The film tells the story of beautiful Adèle Hugo, the second daughter of Victor Hugo, who is devastated by the accidental death of her elder sister Léopoldine Hugo. Hugo is living in exile on the island of Guernsey where Adèle meets and is seized by an obsessive and unrequited love for a British officer, Lieutenant Pinson (Robinson). She follows him to Halifax, Nova Scotia, under the assumed name of Miss Lewly. While in Halifax, he rejects her, but she communicates to her parents, via letter, that she has married him. Her father urges her to return home, but she destroys Pinson's hope of happiness by claiming to his actual fiancee's father, a judge, that Pinson is married to her. She follows him to Barbados, West Indies, when he is posted and assumes the name of Mrs. Pinson, her clothes now torn. By the time he catches up with Adèle, she does not acknowledge or recognize him. Returned to Paris, the Third Republic now established, she is placed in an asylum by her father. She dies in Paris in 1915, in her 85th year.
Director's comments
About the film, Truffaut wrote:
"In writing the script of L'Enfant sauvage based on the memoirs of Dr Jean Itard, we discovered, Jean Gruault and myself, the enormous pleasure of writing historical fiction based on real events, without inventing anything and without altering documented facts.
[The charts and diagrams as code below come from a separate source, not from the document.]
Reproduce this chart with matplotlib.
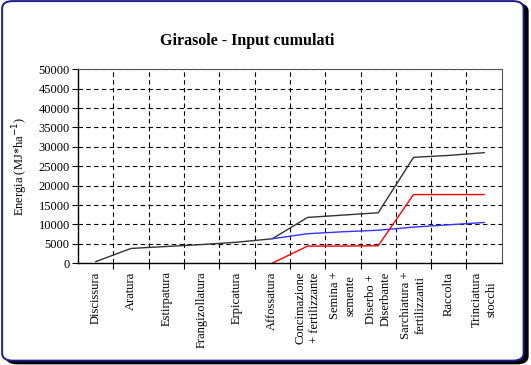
"""Girasole - input energetici cumulati per operazione colturale."""

import matplotlib
matplotlib.use("Agg")
import matplotlib.pyplot as plt
import numpy as np
from matplotlib.patches import FancyBboxPatch

plt.rcParams["font.family"] = ["Liberation Serif", "DejaVu Serif"]

operazioni = [
    "Discissura", "Aratura", "Estirpatura", "Frangizollatura", "Erpicatura",
    "Affossatura", "Concimazione\n+ fertilizzante", "Semina +\nsemente",
    "Diserbo +\nDiserbante", "Sarchiatura +\nfertilizzanti", "Raccolta",
    "Trinciatura\nstocchi",
]
totale = [400, 3800, 4300, 4800, 5400, 6300, 11800, 12400, 13000, 27300, 27800, 28500]
chimici = [np.nan] * 5 + [0, 4400, 4400, 4500, 17700, 17700, 17700]
meccanici = [np.nan] * 5 + [6300, 7600, 8100, 8500, 9300, 9900, 10500]
y_ticks = list(range(0, 50001, 5000))

fig = plt.figure(figsize=(5.31, 3.65), dpi=100)

# cornice arrotondata con ombra
fig.patches.append(FancyBboxPatch((0.012, 0.004), 0.982, 0.985, boxstyle="round,pad=0,rounding_size=0.02",
                                  transform=fig.transFigure, facecolor="black", edgecolor="black",
                                  lw=1.2, zorder=-2))
fig.patches.append(FancyBboxPatch((0.004, 0.012), 0.982, 0.985, boxstyle="round,pad=0,rounding_size=0.02",
                                  transform=fig.transFigure, facecolor="white", edgecolor="#1c1c8c",
                                  lw=1.4, zorder=-1))

ax = fig.add_axes([0.147, 0.279, 0.798, 0.531])
ax.patch.set_alpha(0)
x = np.arange(len(operazioni))

ax.plot(x, totale, color="#333333", lw=1.0)
ax.plot(x, meccanici, color="#3333ff", lw=1.0)
ax.plot(x, chimici, color="red", lw=1.0)

ax.set_xlim(-0.5, len(operazioni) - 0.5)
ax.set_ylim(0, 50000)
ax.set_yticks(y_ticks)
ax.set_yticklabels([str(v) for v in y_ticks], fontsize=9)
ax.set_xticks(x)
ax.set_xticklabels(operazioni, rotation=90, fontsize=9, va="top", ha="center", linespacing=1.35)
ax.set_xticks(np.arange(0.5, len(operazioni) - 1, 1), minor=True)
ax.tick_params(axis="x", which="major", length=0, pad=6)
ax.tick_params(axis="x", which="minor", length=4, width=0.8, direction="out")
ax.tick_params(axis="y", length=4, width=0.8, direction="out", pad=2)

ax.grid(True, axis="y", which="major", color="black", lw=0.8, linestyle=(0, (4, 3)))
ax.grid(True, axis="x", which="minor", color="black", lw=0.8, linestyle=(0, (4, 3)))
ax.set_axisbelow(True)
for side in ["top", "right"]:
    ax.spines[side].set_color("#555555")
    ax.spines[side].set_linewidth(0.8)
for side in ["left", "bottom"]:
    ax.spines[side].set_linewidth(1.0)

ax.set_ylabel("Energia (MJ*ha$^{-1}$)", fontsize=9, labelpad=6)
fig.text(0.465, 0.888, "Girasole - Input cumulati", ha="center", va="center",
         fontsize=11.5, fontweight="bold")

plt.savefig("out.png", dpi=100)
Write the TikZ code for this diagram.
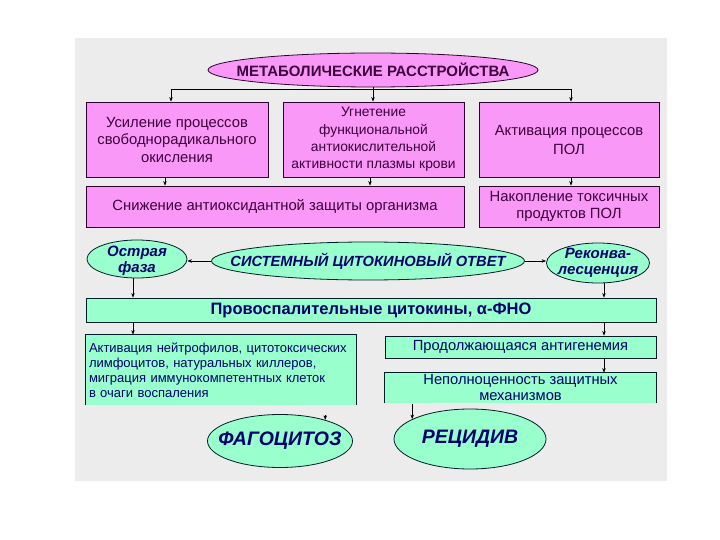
\documentclass[tikz,border=0pt]{standalone}
\usepackage{fontspec}
\setmainfont{Liberation Sans}
\usetikzlibrary{shapes.geometric,arrows.meta}
\definecolor{panel}{RGB}{236,236,236}
\definecolor{pinkfill}{RGB}{250,152,248}
\definecolor{pinkline}{RGB}{45,0,45}
\definecolor{pinktext}{RGB}{60,0,60}
\definecolor{greenfill}{RGB}{153,255,204}
\definecolor{greenline}{RGB}{0,30,40}
\definecolor{bluetext}{RGB}{0,0,110}
\begin{document}
\begin{tikzpicture}[x=1pt,y=-1pt,
  pbox/.style={draw=pinkline, fill=pinkfill, line width=0.8pt, inner sep=0pt,
    align=center, text=pinktext, font=\fontsize{14.8}{17.5}\selectfont},
  gbox/.style={draw=greenline, fill=greenfill, line width=0.8pt, inner sep=0pt,
    align=center, text=bluetext, font=\fontsize{14.7}{16}\selectfont},
  pell/.style={ellipse, draw=pinkline, fill=pinkfill, line width=0.8pt, inner sep=0pt},
  gell/.style={ellipse, draw=greenline, fill=greenfill, line width=0.8pt, inner sep=0pt},
  bitext/.style={text=bluetext, align=center, inner sep=0pt,
    font=\bfseries\itshape\fontsize{15}{16.5}\selectfont},
  arr/.style={-{Stealth[length=4.5pt,width=3.5pt]}, line width=0.6pt, draw=black},
  ln/.style={line width=0.6pt, draw=black}]
\useasboundingbox (0,0) rectangle (720,540);
\fill[panel] (75,38) rectangle (667,481);

% top ellipse
\node[pell, minimum width=330pt, minimum height=34pt] (M) at (373,70) {};
\node[text=pinktext, inner sep=0pt, font=\bfseries\fontsize{15}{17}\selectfont] (Mt) at (M.center) {МЕТАБОЛИЧЕСКИЕ РАССТРОЙСТВА};

% row 1
\node[pbox, minimum width=182pt, minimum height=75pt] (b1) at (177,139.5)
  {Усиление процессов\\свободнорадикального\\окисления};
\node[pbox, minimum width=181pt, minimum height=75pt, font=\fontsize{13.8}{17.3}\selectfont] (b2) at (373.5,139.5)
  {Угнетение\\функциональной\\антиокислительной\\активности плазмы крови};
\node[pbox, minimum width=180pt, minimum height=75pt, font=\fontsize{14.8}{19}\selectfont] (b3) at (569,139.5)
  {Активация процессов\\ПОЛ};

% row 2
\node[pbox, minimum width=378pt, minimum height=41pt] (c1) at (275,206.5)
  {Снижение антиоксидантной защиты организма};
\node[pbox, minimum width=180pt, minimum height=41pt, font=\fontsize{14.8}{17}\selectfont] (c2) at (569,206.5)
  {Накопление токсичных\\продуктов ПОЛ};

% connectors top
\coordinate (j1) at (171,89);
\coordinate (j3) at (571,89);
\draw[ln] (M.south) -- (M.south |- j1);
\draw[ln] (j1) -- (j3);
\draw[arr] (j1) -- (j1 |- b1.north);
\draw[arr] (M.south |- j1) -- (M.south |- b2.north);
\draw[arr] (j3) -- (j3 |- b3.north);
\draw[arr] ([xshift=-12pt]b1.south) -- ([xshift=-12pt]b1.south |- c1.north);
\draw[arr] ([xshift=-3.5pt]b2.south) -- ([xshift=-3.5pt]b2.south |- c1.north);
\draw[arr] ([xshift=2pt]b3.south) -- ([xshift=2pt]b3.south |- c2.north);

% row 3 ellipses
\node[gell, minimum width=100pt, minimum height=38pt] (ostr) at (137,259) {};
\node[bitext] (ostrt) at ([yshift=-2pt]ostr.center) {Острая\\фаза};
\node[gell, minimum width=313pt, minimum height=38pt] (sys) at (368,261) {};
\node[bitext, font=\bfseries\itshape\fontsize{14.7}{16}\selectfont] (syst) at (sys.center) {СИСТЕМНЫЙ ЦИТОКИНОВЫЙ ОТВЕТ};
\node[gell, minimum width=103pt, minimum height=40pt] (rek) at (598,263) {};
\node[bitext] (rekt) at (rek.center) {Реконва-\\лесценция};
\draw[arr] (sys.west) -- (sys.west -| ostr.east);
\draw[arr] (sys.east) -- (sys.east -| rek.west);

% row 4
\node[gbox, minimum width=570pt, minimum height=24pt,
  font=\bfseries\fontsize{16.5}{18}\selectfont] (pro) at (371,310)
  {Провоспалительные цитокины, α-ФНО};
\draw[arr] ([xshift=-4pt]ostr.south) -- ([xshift=-4pt]ostr.south |- pro.north);
\draw[arr] ([xshift=6pt]rek.south) -- ([xshift=6pt]rek.south |- pro.north);

% row 5 left
\node[gbox, draw=none, minimum width=270pt, minimum height=70pt, text width=264pt,
  align=left, font=\fontsize{13}{15}\selectfont] (akt) at (221,370)
  {Активация нейтрофилов, цитотоксических\\лимфоцитов, натуральных киллеров,\\миграция иммунокомпетентных клеток\\в очаги воспаления};
\draw[ln, line width=0.8pt, draw=greenline] (akt.south west) -- (akt.north west) -- (akt.north east) -- (akt.south east);
\draw[arr] (pro.south -| ostr.south) ++(-4pt,0) coordinate (pa) -- (pa |- akt.north);

% row 5 right
\node[gbox, minimum width=271pt, minimum height=22pt] (prod) at (520.5,347)
  {Продолжающаяся антигенемия};
\node[gbox, draw=none, minimum width=271pt, minimum height=30pt] (nep) at (520.5,388)
  {Неполноценность защитных\\механизмов};
\draw[ln, line width=0.8pt, draw=greenline] (nep.south west) -- (nep.north west) -- (nep.north east) -- (nep.south east);
\draw[arr] ([xshift=6pt]rek.south |- pro.south) -- ([xshift=6pt]rek.south |- prod.north);
\draw[arr] ([xshift=6pt]rek.south |- prod.south) -- ([xshift=6pt]rek.south |- nep.north);

% bottom ellipses
\node[gell, minimum width=145pt, minimum height=53pt] (fag) at (280,441) {};
\node[bitext, font=\bfseries\itshape\fontsize{19.5}{22}\selectfont] (fagt) at (fag.center) {ФАГОЦИТОЗ};
\node[gell, minimum width=152pt, minimum height=60pt] (rec) at (470,439) {};
\node[bitext, font=\bfseries\itshape\fontsize{19.5}{22}\selectfont] (rect) at (rec.center) {РЕЦИДИВ};
\draw[arr] (akt.south -| fag.25) ++(0,-10pt) coordinate (fa) -- (fag.25);
\draw[arr] (nep.south -| rec.161) ++(0,-1pt) coordinate (ra) -- (rec.161);
\end{tikzpicture}
\end{document}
If it is difficult to construct an unanimistic intrigue involving a dozen characters whose paths entwine, it is almost as difficult to write an animistic film focusing on a single person. I believe that it was this solitary aspect which attracted me most to this project; having produced love stories involving two and three people, I wanted to attempt to create a passionate experience involving a character where the passion was one-way only."[citation needed]
Film locations
Many of the exterior scenes were shot on location in St Peter Port, Guernsey, and many of the film extras were well-known locals. Both Sir Raymond Falla and Sir Cecil de Sausmarez were, at the time, prominent island politicians. Scenes set in Halifax were mainly interiors created in a house in Guernsey and the external scenes were also shot in Guernsey. They were not filmed in Halifax.